Special First Year For Hester

Special First Year For Hester

Note: The following appears in the June issue of Orange: The Experience. For full access to all of the publication’s content, join IPTAY today by calling 864-656-2115.

One of the best feelings in sport is accomplishing something significant for the first time. I have been fortunate to experience significant firsts with many Clemson programs over the years.

For me, it dates to March 1980, when Bill Foster not only took Clemson to its first NCAA Tournament appearance, the Tigers advanced to the Elite Eight with three tournament victories. At that time, the Tigers were winning basketball games out in the middle of the Mountain time zone. But in the 37 years since, we have seen what a significant accomplishment that was.

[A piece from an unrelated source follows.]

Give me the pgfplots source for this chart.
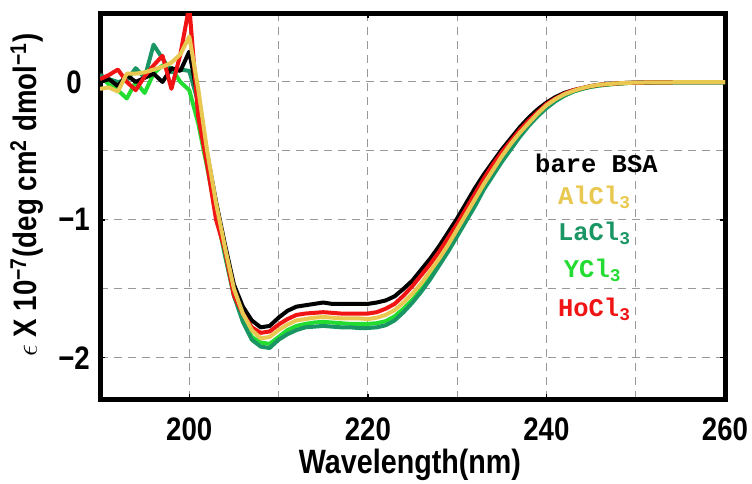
\documentclass[border=0pt]{standalone}
\usepackage{fontspec}
\setmainfont{Liberation Sans}[FakeStretch=0.85]
\newfontfamily\legfont{Liberation Mono}
\usepackage{pgfplots}
\pgfplotsset{compat=1.18}
\usetikzlibrary{calc}

\definecolor{cblack}{RGB}{0,0,0}
\definecolor{calcl}{RGB}{232,200,80}
\definecolor{cla}{RGB}{25,150,100}
\definecolor{cy}{RGB}{35,220,50}
\definecolor{cho}{RGB}{240,20,20}

% wavelength (nm), molar ellipticity x 1e-7
\pgfplotstableread{
x     bsa     al      la      y       ho
190   0.00   -0.05    0.05    0.05    0.02
191   0.02   -0.04    0.02   -0.02    0.05
192  -0.03   -0.07    0.00   -0.06    0.09
193   0.05    0.06    0.01   -0.12    0.00
194   0.00    0.06    0.10    0.00   -0.06
195   0.03    0.07    0.03   -0.08    0.04
196   0.06    0.09    0.27    0.06    0.12
197   0.00    0.11    0.17    0.12    0.19
198   0.10    0.14    0.07    0.10   -0.05
199   0.08    0.20    0.09    0.00    0.20
200   0.22    0.33    0.08   -0.06    0.55
201  -0.13   -0.05   -0.15   -0.30   -0.25
202  -0.52   -0.50   -0.55   -0.62   -0.60
203  -0.87   -0.88   -0.92   -0.95   -1.00
204  -1.18   -1.20   -1.25   -1.26   -1.22
205  -1.47   -1.50   -1.55   -1.55   -1.55
206  -1.63   -1.68   -1.74   -1.72   -1.68
207  -1.73   -1.80   -1.87   -1.85   -1.78
208  -1.78   -1.86   -1.92   -1.89   -1.82
209  -1.77   -1.85   -1.93   -1.90   -1.81
210  -1.71   -1.80   -1.87   -1.85   -1.76
211  -1.66   -1.76   -1.83   -1.80   -1.72
212  -1.63   -1.73   -1.80   -1.77   -1.69
213  -1.62   -1.72   -1.78   -1.755  -1.68
214  -1.61   -1.71   -1.775  -1.745  -1.675
215  -1.60   -1.705  -1.77   -1.74   -1.67
216  -1.61   -1.71   -1.775  -1.745  -1.675
217  -1.61   -1.715  -1.78   -1.75   -1.68
218  -1.61   -1.715  -1.78   -1.755  -1.68
219  -1.61   -1.715  -1.785  -1.755  -1.68
220  -1.61   -1.72   -1.785  -1.755  -1.68
221  -1.60   -1.71   -1.78   -1.75   -1.67
222  -1.585  -1.69   -1.765  -1.735  -1.645
223  -1.555  -1.655  -1.73   -1.70   -1.61
224  -1.50   -1.60   -1.67   -1.645  -1.55
225  -1.44   -1.535  -1.60   -1.58   -1.48
226  -1.36   -1.46   -1.52   -1.50   -1.40
227  -1.28   -1.37   -1.43   -1.41   -1.32
228  -1.19   -1.28   -1.33   -1.31   -1.23
229  -1.09   -1.18   -1.23   -1.21   -1.13
230  -0.99   -1.07   -1.12   -1.10   -1.03
231  -0.88   -0.96   -1.01   -0.99   -0.92
232  -0.77   -0.85   -0.90   -0.88   -0.81
233  -0.67   -0.74   -0.78   -0.77   -0.70
234  -0.58   -0.64   -0.68   -0.67   -0.60
235  -0.49   -0.54   -0.58   -0.57   -0.51
236  -0.41   -0.45   -0.49   -0.48   -0.43
237  -0.33   -0.37   -0.40   -0.39   -0.35
238  -0.26   -0.30   -0.32   -0.31   -0.28
239  -0.20   -0.23   -0.25   -0.245  -0.22
240  -0.15   -0.17   -0.19   -0.185  -0.16
241  -0.11   -0.125  -0.14   -0.135  -0.12
242  -0.08   -0.09   -0.10   -0.10   -0.085
243  -0.06   -0.065  -0.07   -0.07   -0.06
244  -0.045  -0.045  -0.05   -0.05   -0.045
245  -0.03   -0.03   -0.035  -0.035  -0.03
246  -0.02   -0.02   -0.025  -0.025  -0.02
247  -0.015  -0.015  -0.018  -0.018  -0.015
248  -0.01   -0.01   -0.012  -0.012  -0.01
249  -0.007  -0.007  -0.008  -0.008  -0.007
250  -0.005  -0.005  -0.006  -0.006  -0.005
252  -0.003  -0.003  -0.004  -0.004  -0.003
255  -0.002  -0.002  -0.003  -0.003  -0.002
260  -0.002  -0.002  -0.003  -0.003  -0.002
}\cddata

\begin{document}
\begin{tikzpicture}
\begin{axis}[name=ax,
  scale only axis, width=250pt, height=154.4pt,
  xmin=190, xmax=260, ymin=-2.3, ymax=0.5,
  xtick={200,220,240,260}, xticklabels={200,220,240,260},
  minor xtick={210,230,250},
  ytick={-2,-1,0}, yticklabels={−2,−1,0},
  minor ytick={-1.5,-0.5},
  grid=both,
  major grid style={gray!80, dash pattern=on 3.2pt off 2.4pt, line width=0.45pt},
  minor grid style={gray!80, dash pattern=on 3.2pt off 2.4pt, line width=0.45pt},
  axis line style={line width=2pt},
  tick style={black, line width=0.6pt},
  major tick length=2pt, minor tick length=0pt,
  tick label style={font=\fontsize{13}{15}\selectfont\bfseries},
  yticklabel style={anchor=center, xshift=-10.4pt},
  xticklabel style={yshift=-3.8pt},
  xlabel={Wavelength(nm)},
  xlabel style={font=\fontsize{13.5}{16}\selectfont\bfseries, at={(axis description cs:0.496,-0.1917)}, anchor=base},
  ylabel={$\epsilon$ X 10\textsuperscript{−7}(deg cm\textsuperscript{2} dmol\textsuperscript{−1})},
  ylabel style={font=\fontsize{13}{15}\selectfont\bfseries, at={(axis description cs:-0.1008,0.5285)}, anchor=base},
  clip=true,
  every axis plot/.append style={line width=1.6pt, line join=round},
]
\addplot[cy] table[x=x, y=y] {\cddata};
\addplot[cla] table[x=x, y=la] {\cddata};
\addplot[cblack] table[x=x, y=bsa] {\cddata};
\addplot[cho] table[x=x, y=ho] {\cddata};
\addplot[calcl] table[x=x, y=al] {\cddata};

\node[anchor=base, text=cblack, font=\legfont\fontsize{10.2}{12}\selectfont\bfseries] at (axis cs:245.6,-0.660) {bare BSA};
\node[anchor=base, text=calcl, font=\legfont\fontsize{10.2}{12}\selectfont\bfseries] at (axis cs:245.4,-0.892) {AlCl\textsubscript{3}};
\node[anchor=base, text=cla, font=\legfont\fontsize{10.2}{12}\selectfont\bfseries] at (axis cs:245.4,-1.153) {LaCl\textsubscript{3}};
\node[anchor=base, text=cy, font=\legfont\fontsize{10.2}{12}\selectfont\bfseries] at (axis cs:245.2,-1.422) {YCl\textsubscript{3}};
\node[anchor=base, text=cho, font=\legfont\fontsize{10.2}{12}\selectfont\bfseries] at (axis cs:245.4,-1.705) {HoCl\textsubscript{3}};
\end{axis}
\pgfresetboundingbox
\path[use as bounding box] ($(ax.south west)+(-40pt,-33.6pt)$) rectangle ($(ax.north east)+(10.8pt,5.2pt)$);
\end{tikzpicture}
\end{document}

A year later, a Clemson football team that had not received a single poll point in the AP or UPI preseason polls won the national title for the first time with a 22-15 win over Nebraska in the Orange Bowl. That program had a significant second national title this year, but Dabo Swinney’s program has had a bunch of firsts in the last couple of years.

I was in Seattle, Wash., in 1984 when Dr. I.M. Ibrahim’s men’s soccer program won its first NCAA championship with a 2-1 win over perennial power Indiana thanks to a thrilling goal by John Lee with just 1:42 left. Ibrahim had taken Clemson to many Final Fours, including two championship games, before finally winning it all.

I was in Stillwater, Okla., for Clemson’s first national championship in golf in 2003. The Tigers had finished in the top 10 in the nation six consecutive years, but they never won the title until that victory by two shots on Oklahoma State’s home course.

While Clemson’s national championship in football will not be topped as far as an athletic year highlight, I did witness a significant first for a program in the spring.

On May 10, 2017, the Clemson women’s golf program, in just its fourth year of existence, finished fifth at the NCAA Regional in Athens, Ga., to qualify for the NCAA National Tournament for the first time.

Granted, it was not a tournament championship, but do not tell the ladies on the team and head coach Kelley Hester it was just another fifth-place finish.

It was the culmination of a successful first year for Hester as leader of the program after taking over the previous summer under difficult circumstances. Leaving a successful Furman program she had brought back to life with consecutive SoCon titles and the program’s first top-20 final national ranking was a difficult decision.

I know first-hand…there are a lot of good people at Furman.

Hester guided the Tigers to their first tournament title in February, the UCF Challenge, then took the team to a fifth-place finish at the ACC Tournament, the program’s best finish. Clemson was the talk of the tournament held at Pawley’s Island with a second-place standing entering the final round.

Then it was on to the regional at Athens, a place that had played a big part in Hester’s golf maturity. She was an all-conference player for the Bulldogs, then coached the program to five NCAA Tournaments, including two top-15 finishes.

So, when the Tigers finished fifth in Athens to qualify for the national tournament for the first time, there was a sense of accomplishment for Hester and her players, who showered Hester with water after the final results were determined.

“We wanted to get to the national tournament for coach Hester, but her knowledge of the course might have been the biggest factor,” said First-Team All-ACC sophomore Alice Hewson.

After teams clinch their way to the national tournament, there is a presentation by a member of the NCAA committee who extends the official invitation to the national tournament. Then the teams have a group picture.

This is a special team picture, special for the young ladies who didn’t even make the NCAA regional two years ago, special for Hester, who beat her alma mater on the course she played as a Bulldog.

And special for the Clemson program, because it was a significant first.